Lobster by Andy Warhol
Updated: May 28, 2018
Lobster, 1982; Unique Serigaph on Lenox Museum Board; Printed by Rupert Jasen Smith, New York; Stamped authenticated on the verso lower right; Size - Sheet: 40" x 22"; Image 24" x 20"; Frame 49" x 31"; Catalogue Raisonne: Feldman/Schellmann: IIIA.30
Andy Warhol decided in 1972 to purchase (along with Paul Morrissey) a home in or around the Hamptons. He ended up purchasing a 20 acre compound, referred to as the Church estate, located on the tip of Montauk that had wonderful views of the Atlantic ocean from its peak on top of the wind swept cliffs. The property had five small houses designed by the architect Stanford White, along with the main house complete with seven bedrooms, five bathrooms, four fireplaces, and large living areas that were perfect for entertaining a large numbers of guests.
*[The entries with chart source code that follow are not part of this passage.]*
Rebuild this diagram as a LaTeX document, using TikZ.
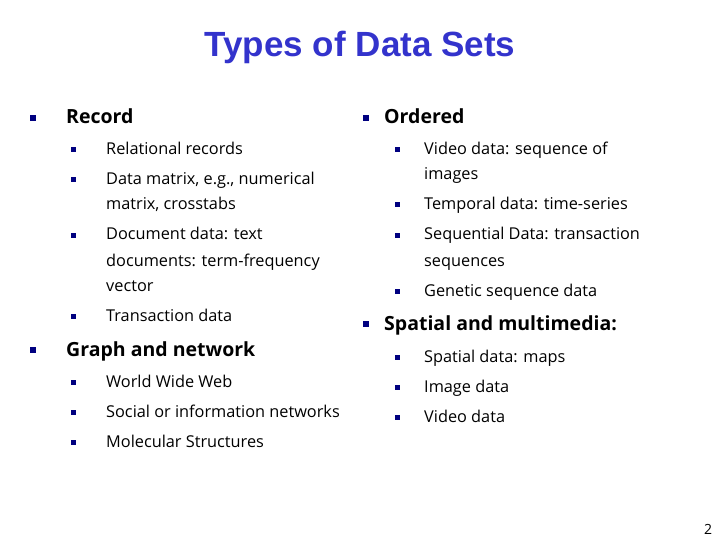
\documentclass[tikz,border=0pt]{standalone}
\usepackage{fontspec}
\setmainfont{Open Sans}
\newfontfamily\titlefont{Liberation Sans}
\definecolor{tblue}{HTML}{3333CC}
\definecolor{bnavy}{HTML}{000080}
\begin{document}
\begin{tikzpicture}[x=1pt,y=-1pt,
  top/.style={anchor=base west,inner sep=0,font=\fontsize{19.5}{19.5}\selectfont\bfseries},
  sub/.style={anchor=base west,inner sep=0,font=\fontsize{16.3}{16.3}\selectfont},
  bt/.style={fill=bnavy,minimum size=6.5pt,inner sep=0},
  bs/.style={fill=bnavy,minimum size=5pt,inner sep=0}]
\useasboundingbox (0,0) rectangle (720,540);
\node[font=\titlefont\bfseries\fontsize{35}{35}\selectfont,text=tblue] (title) at (360,47) {Types of Data Sets};
% left column
\node[bt] (b1) at (33,118) {}; \node[top] (t1) at (66,124) {Record};
\node[bs] (s1) at (73,150) {}; \node[sub] (u1) at (106,155) {Relational records};
\node[bs] (s2) at (73,180) {}; \node[sub] (u2) at (106,185) {Data matrix, e.g., numerical};
\node[sub] (u2b) at (106,210) {matrix, crosstabs};
\node[bs] (s3) at (73,235) {}; \node[sub] (u3) at (106,240) {Document data: text};
\node[sub] (u3b) at (106,266) {documents: term-frequency};
\node[sub] (u3c) at (106,291) {vector};
\node[bs] (s4) at (73,316) {}; \node[sub] (u4) at (106,321) {Transaction data};
\node[bt] (b2) at (33,350) {}; \node[top] (t2) at (66,356) {Graph and network};
\node[bs] (s5) at (73,382) {}; \node[sub] (u5) at (106,387) {World Wide Web};
\node[bs] (s6) at (73,412) {}; \node[sub] (u6) at (106,417) {Social or information networks};
\node[bs] (s7) at (73,442) {}; \node[sub] (u7) at (106,447) {Molecular Structures};
% right column
\node[bt] (b3) at (366,118) {}; \node[top] (t3) at (384,124) {Ordered};
\node[bs] (r1) at (397,150) {}; \node[sub] (v1) at (424,155) {Video data: sequence of};
\node[sub] (v1b) at (424,180) {images};
\node[bs] (r2) at (397,205) {}; \node[sub] (v2) at (424,210) {Temporal data: time-series};
\node[bs] (r3) at (397,235) {}; \node[sub] (v3) at (424,240) {Sequential Data: transaction};
\node[sub] (v3b) at (424,266) {sequences};
\node[bs] (r4) at (397,291) {}; \node[sub] (v4) at (424,296) {Genetic sequence data};
\node[bt] (b4) at (366,324) {}; \node[top] (t4) at (384,330) {Spatial and multimedia:};
\node[bs] (r5) at (397,357) {}; \node[sub] (v5) at (424,362) {Spatial data: maps};
\node[bs] (r6) at (397,387) {}; \node[sub] (v6) at (424,392) {Image data};
\node[bs] (r7) at (397,417) {}; \node[sub] (v7) at (424,422) {Video data};
\node[anchor=base,inner sep=0,font=\fontsize{14}{14}\selectfont] (pg) at (708,534) {2};
\end{tikzpicture}
\end{document}
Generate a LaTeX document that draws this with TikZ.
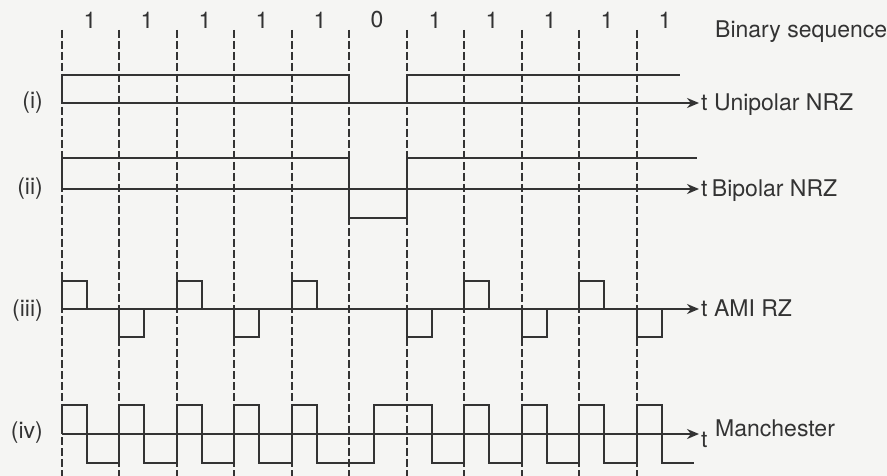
\documentclass[tikz,border=0pt]{standalone}
\usepackage{fontspec}
\setmainfont{TeX Gyre Heros}
\usetikzlibrary{arrows.meta,positioning}
\definecolor{inkgray}{HTML}{333333}
\definecolor{paper}{HTML}{F5F5F3}
\newcommand\bitx[1]{62+floor(57.5*(#1))}

\begin{document}
\begin{tikzpicture}[x=1pt, y=-1pt, every node/.style={font=\fontsize{23}{27}\selectfont, text=inkgray, inner sep=0pt},
  wave/.style={draw=inkgray, line width=2pt},
  tick/.style={draw=inkgray, line width=1.8pt, dash pattern=on 8pt off 3pt},
  axis/.style={draw=inkgray, line width=2pt, -{Stealth[length=12pt, width=10pt]}, shorten >=2pt}]
  \fill[paper] (0,0) rectangle (887,476);
  \useasboundingbox (0,0) rectangle (887,476);
  % bits and clock lines
  \foreach \b [count=\k from 0] in {1,1,1,1,1,0,1,1,1,1,1} {
    \node (bit\k) at ({\bitx{\k}+28},20) {\b};
    \draw[tick] ({\bitx{\k}},30) -- ({\bitx{\k}},476);
  }
  \node[anchor=base west] (seq) at (715,38) {Binary sequence};

  % (i) unipolar NRZ
  \node[anchor=east] (lbli) at (43,103) {(i)};
  \coordinate (oi) at (62,103);
  \node[anchor=west] (ti) at (701,103) {t};
  \node[base right=6pt of ti] (nrzi) {Unipolar NRZ};
  \draw[wave] (62,103) -- (62,75) -- (349,75) -- (349,103);
  \draw[wave] (407,103) -- (407,75) -- (680,75);
  \draw[axis] (oi) -- (ti.west);

  % (ii) bipolar NRZ
  \node[anchor=east] (lblii) at (43,189) {(ii)};
  \coordinate (oii) at (62,189);
  \node[anchor=west] (tii) at (701,189) {t};
  \node[base right=4pt of tii] (nrzii) {Bipolar NRZ};
  \draw[wave] (62,189) -- (62,158) -- (349,158) -- (349,218) -- (407,218) -- (407,158) -- (697,158);
  \draw[axis] (oii) -- (tii.west);

  % (iii) AMI RZ
  \node[anchor=east] (lbliii) at (43,311) {(iii)};
  \coordinate (oiii) at (62,309);
  \node[anchor=west] (tiii) at (701,309) {t};
  \node[base right=6pt of tiii] (amirz) {AMI RZ};
  \foreach \s [count=\k from 0] in {1,-1,1,-1,1,0,-1,1,-1,1,-1}
    \draw[wave] ({\bitx{\k}},309) -- ({\bitx{\k}},{309-28*\s}) -- ({\bitx{\k}+25},{309-28*\s}) -- ({\bitx{\k}+25},309);
  \draw[axis] (oiii) -- (tiii.west);

  % (iv) Manchester
  \node[anchor=east] (lbliv) at (43,433) {(iv)};
  \coordinate (oiv) at (62,434);
  \node[anchor=west] (tiv) at (701,440) {t};
  \node[anchor=west] (mch) at (715,428) {Manchester};
  \draw[wave] (62,434) foreach \b [count=\k from 0] in {1,1,1,1,1,0,1,1,1,1,1} {
    -- ({\bitx{\k}},{434-29*(2*\b-1)}) -- ({\bitx{\k}+25},{434-29*(2*\b-1)})
    -- ({\bitx{\k}+25},{434+29*(2*\b-1)}) -- ({\bitx{\k+1}},{434+29*(2*\b-1)}) };
  \draw[axis] (oiv) -- (oiv -| tiv.west);
\end{tikzpicture}
\end{document}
The $500,000 price was equally split between Warhol and Morrissey and it ended up being a huge investment because in 2007 the property sold for a bit below $30 million.
Warhol, in his usual mode of wanting to make money, rented Montauk to Lee Radziwill who is the younger sister of Jackie Onasis, the fashion designer Halston, and also to Mick Jagger and the Rolling Stones; who began recording for their next tour on the property. The list of visitors to Warhol's estate included Jackie Onasis with her children Caroline and John John, Jerry Hall, Liza Minelli, John Lennon, Elizabeth Taylor, and of course the entire cast of characters from Warhol's New York Factory.
The natural choice for food in the Hamptons and for Montauk was and still is, seafood. Lobsters and crabs can easily be acquired from fresh seafood markets and quickly steamed or used for outdoor lobster/crab bakes. There is little question that Warhol's exposure to Montauk's fresh seafood led him to use the lobster as POP Art subject matter.
The Lobster print is very rare, as only a few impressions were ever made. This work is even more unique because of it's composition. The Lobster is created from negative space as a result of blocking off the silkscreen and then screening black onto the white paper. It seems that the black screen had either been damaged during the screening process or that Warhol modified it in order to create a unique backdrop. Whatever the reason, the black background has a wonderful Morris Louis/Clyfford Still veil painting effect, which seems to enhance the white Lobster. The piece comes stamped "Andy Warhol Art Authentication Board, Inc. Authentic" on the verso.